Static vs Dynamic when referring to the electric field in capacitor

I wrote in my paper “Energy current and computing” (https://royalsocietypublishing.org/doi/10.1098/rsta.2017.0449 ):

“there is no such a thing as a static electric field in a capacitor. In other words, a capacitor is a form of TL in which a TEM wave moves with a single fixed velocity, which is the speed of light in the medium”.

This statement causes some controversy – Ivor Catt refers to it as “heresy”.

Here I would like to explain what is meant here by static/dynamic:

One of the important aspects of considering the distinction between ‘static’ and ‘dynamic’ is that of what we mean by dynamic/static in the first place.

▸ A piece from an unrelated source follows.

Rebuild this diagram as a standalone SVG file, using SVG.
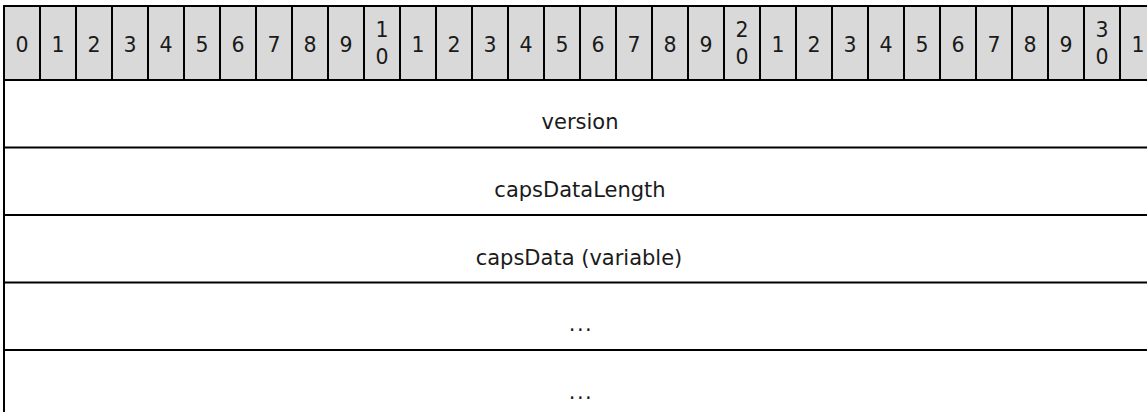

I think that the notion of dynamic/static, first of all, concerns as to whether a particular value (say, electric field intensity E) changes in time or not, i.e. whether dE/dt is non-zero or not. Another notion of dynamic/static is about the movement of the value in space (and, necessarily in time because movement in space cannot be instantaneous!), so if we talk about the electric field E, we can be talking about dE/dx being non-zero, and here is the critical notion of the link between dE/dt and dE/dx, which MUST be mediated by dx/dt (speed of light in the medium!). The latter MUST BE ALREADY SET UP, ab initio, and that’s what Ivor Catt’s Heaviside signal is about. So, even if we have an impression that something is static – like electric field in a fully charged or fully discharged capacitor, this impression will be viewed in the form of contrapuntal dE/dt=0, we somehow need to retain the notion of c=dx/dt being constant and non-zero. But then the immediate question arises of: what is there that is moving in a longitudal direction at speed c? And the answer is the Heaviside signal! What else? So, my understanding is that THIS MOVING THING is what makes me state that that there is no such a thing as a static electric field in a capacitor!